Mohamad, Hamoud, and a handful of others release these videos and photographs online with articles that include first-hand accounts of what is happening in Raqqa and in the country. There are constant, specific threats against them. While in Turkey, ISIS sends one of the journalists a message with a photo of the entryway to the building where they are living and working. They leave Turkey for an undisclosed location in Germany, just before their mentor is assassinated in broad daylight in the street.
Heineman spares us little of the horror. There are executions, scenes of children being brainwashed into killers, and the aftermath of bombings—performed by Assad, he says, to stop ISIS but killing and wounding thousands of civilians in the process. Such actions won't work, a spokesman RBSS argues, because ISIS is founded on an idea. Recent history has shown that the end of one group with such an ideology only makes room for another, worse group to rise in its place.
There's no easy answer to this problem, although it's clear that the bombings do not help. It's also clear that the rise of right-wing nationalism—a political viewpoint that easily could be placed on ISIS itself, given its goal of state driven by its twisted perspective on Islam—does not help, either.
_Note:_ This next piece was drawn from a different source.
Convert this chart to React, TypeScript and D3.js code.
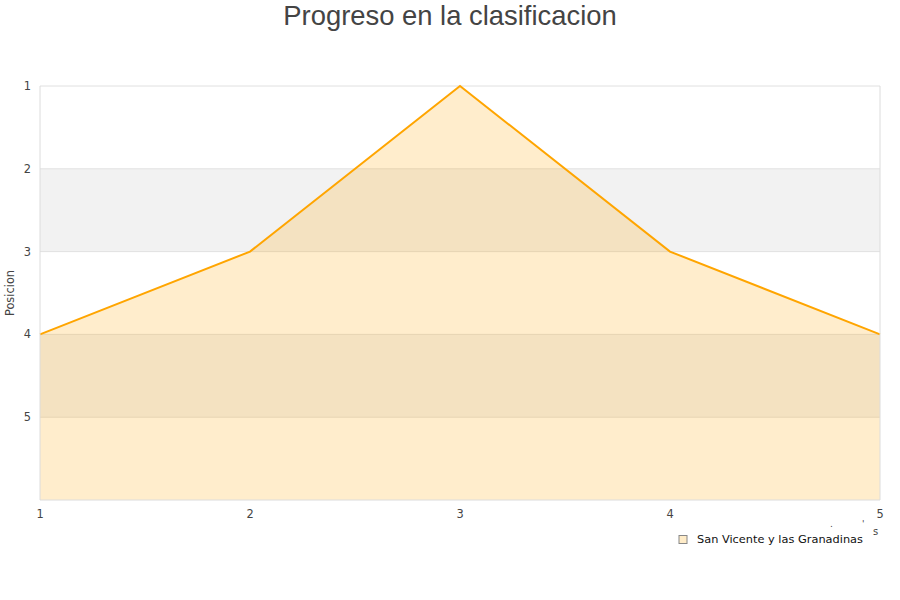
import React from "react";
import * as d3 from "d3";

const jornadas = [1, 2, 3, 4, 5];
const posiciones = [4, 3, 1, 3, 4];
const yTicks = [1, 2, 3, 4, 5];
const shadedBands = [
  [2, 3],
  [4, 5],
];
const seriesName = "San Vicente y las Granadinas";
const chartTitle = "Progreso en la clasificacion";
const yAxisTitle = "Posicion";

const W = 900;
const H = 600;
const margin = { left: 40, right: 20, top: 86, bottom: 100 };
const FONT = "'DejaVu Sans', Verdana, sans-serif";

export default function App() {
  const x = d3
    .scaleLinear()
    .domain([1, 5])
    .range([margin.left, W - margin.right]);
  const y = d3
    .scaleLinear()
    .domain([1, 6])
    .range([margin.top, H - margin.bottom]);

  const pts: [number, number][] = jornadas.map((j, i) => [j, posiciones[i]]);
  const area = d3
    .area<[number, number]>()
    .x((d) => x(d[0]))
    .y0(y(6))
    .y1((d) => y(d[1]));
  const line = d3
    .line<[number, number]>()
    .x((d) => x(d[0]))
    .y((d) => y(d[1]));

  const x0 = x(1);
  const x1 = x(5);
  const yTop = y(1);
  const yBot = y(6);

  return (
    <div style={{ position: "absolute", left: 0, top: 0 }}>
      <svg width={W} height={H} style={{ display: "block", background: "#fff" }}>
        <text
          x={W / 2}
          y={25}
          textAnchor="middle"
          fontFamily="'Liberation Sans', Arial, sans-serif"
          fontSize={27.4}
          fill="#444"
        >
          {chartTitle}
        </text>

        {shadedBands.map(([a, b]) => (
          <rect
            key={a}
            x={x0}
            y={y(a)}
            width={x1 - x0}
            height={y(b) - y(a)}
            fill="#f2f2f2"
          />
        ))}

        {yTicks.map((t) => (
          <line
            key={t}
            x1={x0}
            x2={x1}
            y1={y(t)}
            y2={y(t)}
            stroke="#e0e0e0"
            strokeWidth={1}
          />
        ))}

        <path d={area(pts) ?? ""} fill="#ffa500" fillOpacity={0.2} />
        <path
          d={line(pts) ?? ""}
          fill="none"
          stroke="#ffa500"
          strokeWidth={2}
        />

        <line x1={x0} x2={x0} y1={yTop} y2={yBot} stroke="#dcdcdc" />
        <line x1={x1} x2={x1} y1={yTop} y2={yBot} stroke="#dcdcdc" />
        <line x1={x0} x2={x1} y1={yBot} y2={yBot} stroke="#dcdcdc" />

        {yTicks.map((t) => (
          <text
            key={t}
            x={31}
            y={y(t) + 4}
            textAnchor="end"
            fontFamily={FONT}
            fontSize={11.4}
            fill="#444"
          >
            {t}
          </text>
        ))}

        {jornadas.map((j) => (
          <text
            key={j}
            x={x(j)}
            y={yBot + 18}
            textAnchor="middle"
            fontFamily={FONT}
            fontSize={11.4}
            fill="#444"
          >
            {j}
          </text>
        ))}

        <text
          transform={`translate(14,${(yTop + yBot) / 2}) rotate(-90)`}
          textAnchor="middle"
          fontFamily={FONT}
          fontSize={11.4}
          fill="#444"
        >
          {yAxisTitle}
        </text>

        <text x={830} y={527} fontFamily={FONT} fontSize={9} fill="#444">.</text>
        <text x={862} y={527} fontFamily={FONT} fontSize={9} fill="#444">'</text>
        <text x={873} y={535} fontFamily={FONT} fontSize={10} fill="#444">s</text>

        <rect
          x={679}
          y={535.5}
          width={8}
          height={8}
          fill="#ffecc8"
          stroke="#888"
          strokeWidth={1}
        />
        <text x={697} y={543} fontFamily={FONT} fontSize={11.35} fill="#111">
          {seriesName}
        </text>
      </svg>
    </div>
  );
}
One of the more disheartening scenes of City of Ghosts has members of RBSS participating in a counter-protest to an anti-immigration protest in Germany. They have fled Syria, because ISIS wants to kill them, only to go to Turkey, where the group easily could reach them. Now, certain people in Europe, having essentially ignored what was happening in Syria until ISIS started attacking European cities, are saying that the people fighting against ISIS are somehow the cause of their problems. "Deport them," they chant—a death sentence for these people. History repeats itself. An ideology may have new faces behind it and take on a new name, but it remains the same. That's as true in Europe as it is in Syria.